## begin DATA BLOCK

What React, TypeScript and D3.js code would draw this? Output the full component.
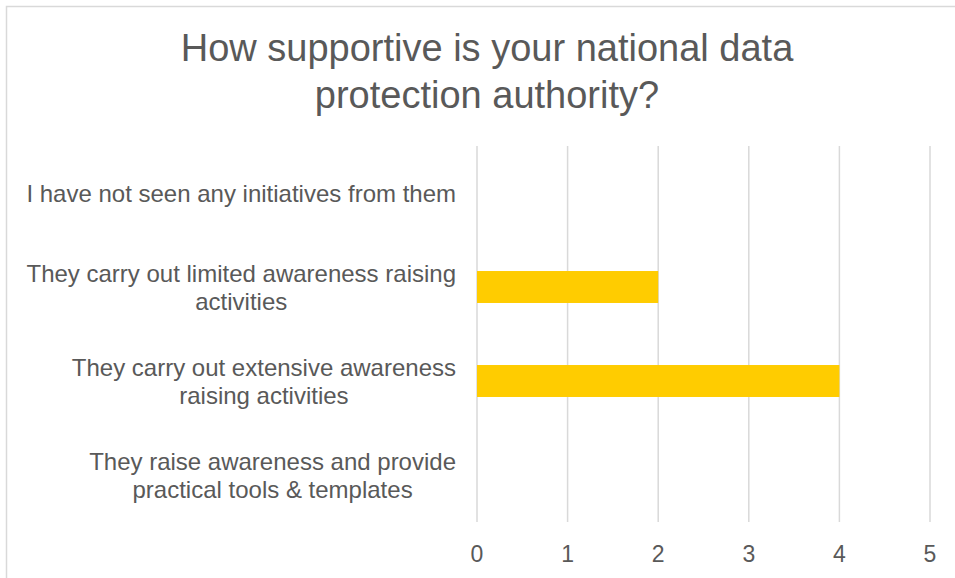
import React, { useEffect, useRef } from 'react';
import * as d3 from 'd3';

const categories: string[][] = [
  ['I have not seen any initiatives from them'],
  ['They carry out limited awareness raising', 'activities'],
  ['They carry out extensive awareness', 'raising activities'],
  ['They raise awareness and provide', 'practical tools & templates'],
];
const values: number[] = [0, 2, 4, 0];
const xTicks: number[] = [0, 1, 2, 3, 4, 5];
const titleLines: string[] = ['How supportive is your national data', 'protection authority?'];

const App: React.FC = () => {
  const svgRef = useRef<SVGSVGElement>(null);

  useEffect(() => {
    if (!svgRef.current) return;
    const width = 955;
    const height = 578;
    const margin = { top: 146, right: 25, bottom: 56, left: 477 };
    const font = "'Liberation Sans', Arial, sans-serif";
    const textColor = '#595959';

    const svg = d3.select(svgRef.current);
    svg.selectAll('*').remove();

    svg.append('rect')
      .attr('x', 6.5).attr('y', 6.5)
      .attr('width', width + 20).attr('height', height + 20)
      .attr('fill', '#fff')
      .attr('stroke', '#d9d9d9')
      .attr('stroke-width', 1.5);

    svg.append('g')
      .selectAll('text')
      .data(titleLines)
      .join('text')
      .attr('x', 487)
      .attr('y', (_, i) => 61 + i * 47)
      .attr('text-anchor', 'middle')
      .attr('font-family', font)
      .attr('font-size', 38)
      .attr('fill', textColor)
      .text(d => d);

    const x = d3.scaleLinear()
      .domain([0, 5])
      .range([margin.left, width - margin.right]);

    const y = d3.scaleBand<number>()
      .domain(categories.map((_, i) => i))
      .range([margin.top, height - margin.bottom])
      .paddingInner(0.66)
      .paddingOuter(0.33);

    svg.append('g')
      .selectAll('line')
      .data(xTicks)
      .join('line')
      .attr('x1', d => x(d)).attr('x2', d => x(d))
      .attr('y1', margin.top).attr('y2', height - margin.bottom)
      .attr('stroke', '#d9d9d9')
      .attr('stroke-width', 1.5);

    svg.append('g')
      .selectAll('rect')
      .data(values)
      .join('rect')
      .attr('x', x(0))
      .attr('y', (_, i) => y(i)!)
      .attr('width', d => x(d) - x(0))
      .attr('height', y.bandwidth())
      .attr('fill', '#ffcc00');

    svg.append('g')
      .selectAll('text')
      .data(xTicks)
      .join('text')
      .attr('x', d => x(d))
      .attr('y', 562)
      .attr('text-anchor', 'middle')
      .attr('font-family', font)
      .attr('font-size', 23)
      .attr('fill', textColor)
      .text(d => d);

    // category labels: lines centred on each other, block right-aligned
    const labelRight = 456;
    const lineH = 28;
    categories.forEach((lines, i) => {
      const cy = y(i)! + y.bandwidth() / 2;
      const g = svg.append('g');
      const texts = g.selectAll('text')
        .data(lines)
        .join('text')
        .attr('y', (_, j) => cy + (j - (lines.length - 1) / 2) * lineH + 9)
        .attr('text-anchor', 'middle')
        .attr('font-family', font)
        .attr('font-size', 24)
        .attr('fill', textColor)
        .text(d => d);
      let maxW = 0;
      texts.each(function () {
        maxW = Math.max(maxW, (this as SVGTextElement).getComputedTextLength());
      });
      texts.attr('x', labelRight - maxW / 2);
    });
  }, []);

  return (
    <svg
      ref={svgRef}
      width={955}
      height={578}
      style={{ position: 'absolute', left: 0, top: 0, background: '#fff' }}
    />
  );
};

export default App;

## end DATA BLOCK

AIM OF THE EXERCISE:
Restate the listing above word for word, and skip the pictures.

SOLVED PROBLEM:
What React, TypeScript and D3.js code would draw this? Output the full component.
import React, { useEffect, useRef } from 'react';
import * as d3 from 'd3';

const categories: string[][] = [
  ['I have not seen any initiatives from them'],
  ['They carry out limited awareness raising', 'activities'],
  ['They carry out extensive awareness', 'raising activities'],
  ['They raise awareness and provide', 'practical tools & templates'],
];
const values: number[] = [0, 2, 4, 0];
const xTicks: number[] = [0, 1, 2, 3, 4, 5];
const titleLines: string[] = ['How supportive is your national data', 'protection authority?'];

const App: React.FC = () => {
  const svgRef = useRef<SVGSVGElement>(null);

  useEffect(() => {
    if (!svgRef.current) return;
    const width = 955;
    const height = 578;
    const margin = { top: 146, right: 25, bottom: 56, left: 477 };
    const font = "'Liberation Sans', Arial, sans-serif";
    const textColor = '#595959';

    const svg = d3.select(svgRef.current);
    svg.selectAll('*').remove();

    svg.append('rect')
      .attr('x', 6.5).attr('y', 6.5)
      .attr('width', width + 20).attr('height', height + 20)
      .attr('fill', '#fff')
      .attr('stroke', '#d9d9d9')
      .attr('stroke-width', 1.5);

    svg.append('g')
      .selectAll('text')
      .data(titleLines)
      .join('text')
      .attr('x', 487)
      .attr('y', (_, i) => 61 + i * 47)
      .attr('text-anchor', 'middle')
      .attr('font-family', font)
      .attr('font-size', 38)
      .attr('fill', textColor)
      .text(d => d);

    const x = d3.scaleLinear()
      .domain([0, 5])
      .range([margin.left, width - margin.right]);

    const y = d3.scaleBand<number>()
      .domain(categories.map((_, i) => i))
      .range([margin.top, height - margin.bottom])
      .paddingInner(0.66)
      .paddingOuter(0.33);

    svg.append('g')
      .selectAll('line')
      .data(xTicks)
      .join('line')
      .attr('x1', d => x(d)).attr('x2', d => x(d))
      .attr('y1', margin.top).attr('y2', height - margin.bottom)
      .attr('stroke', '#d9d9d9')
      .attr('stroke-width', 1.5);

    svg.append('g')
      .selectAll('rect')
      .data(values)
      .join('rect')
      .attr('x', x(0))
      .attr('y', (_, i) => y(i)!)
      .attr('width', d => x(d) - x(0))
      .attr('height', y.bandwidth())
      .attr('fill', '#ffcc00');

    svg.append('g')
      .selectAll('text')
      .data(xTicks)
      .join('text')
      .attr('x', d => x(d))
      .attr('y', 562)
      .attr('text-anchor', 'middle')
      .attr('font-family', font)
      .attr('font-size', 23)
      .attr('fill', textColor)
      .text(d => d);

    // category labels: lines centred on each other, block right-aligned
    const labelRight = 456;
    const lineH = 28;
    categories.forEach((lines, i) => {
      const cy = y(i)! + y.bandwidth() / 2;
      const g = svg.append('g');
      const texts = g.selectAll('text')
        .data(lines)
        .join('text')
        .attr('y', (_, j) => cy + (j - (lines.length - 1) / 2) * lineH + 9)
        .attr('text-anchor', 'middle')
        .attr('font-family', font)
        .attr('font-size', 24)
        .attr('fill', textColor)
        .text(d => d);
      let maxW = 0;
      texts.each(function () {
        maxW = Math.max(maxW, (this as SVGTextElement).getComputedTextLength());
      });
      texts.attr('x', labelRight - maxW / 2);
    });
  }, []);

  return (
    <svg
      ref={svgRef}
      width={955}
      height={578}
      style={{ position: 'absolute', left: 0, top: 0, background: '#fff' }}
    />
  );
};

export default App;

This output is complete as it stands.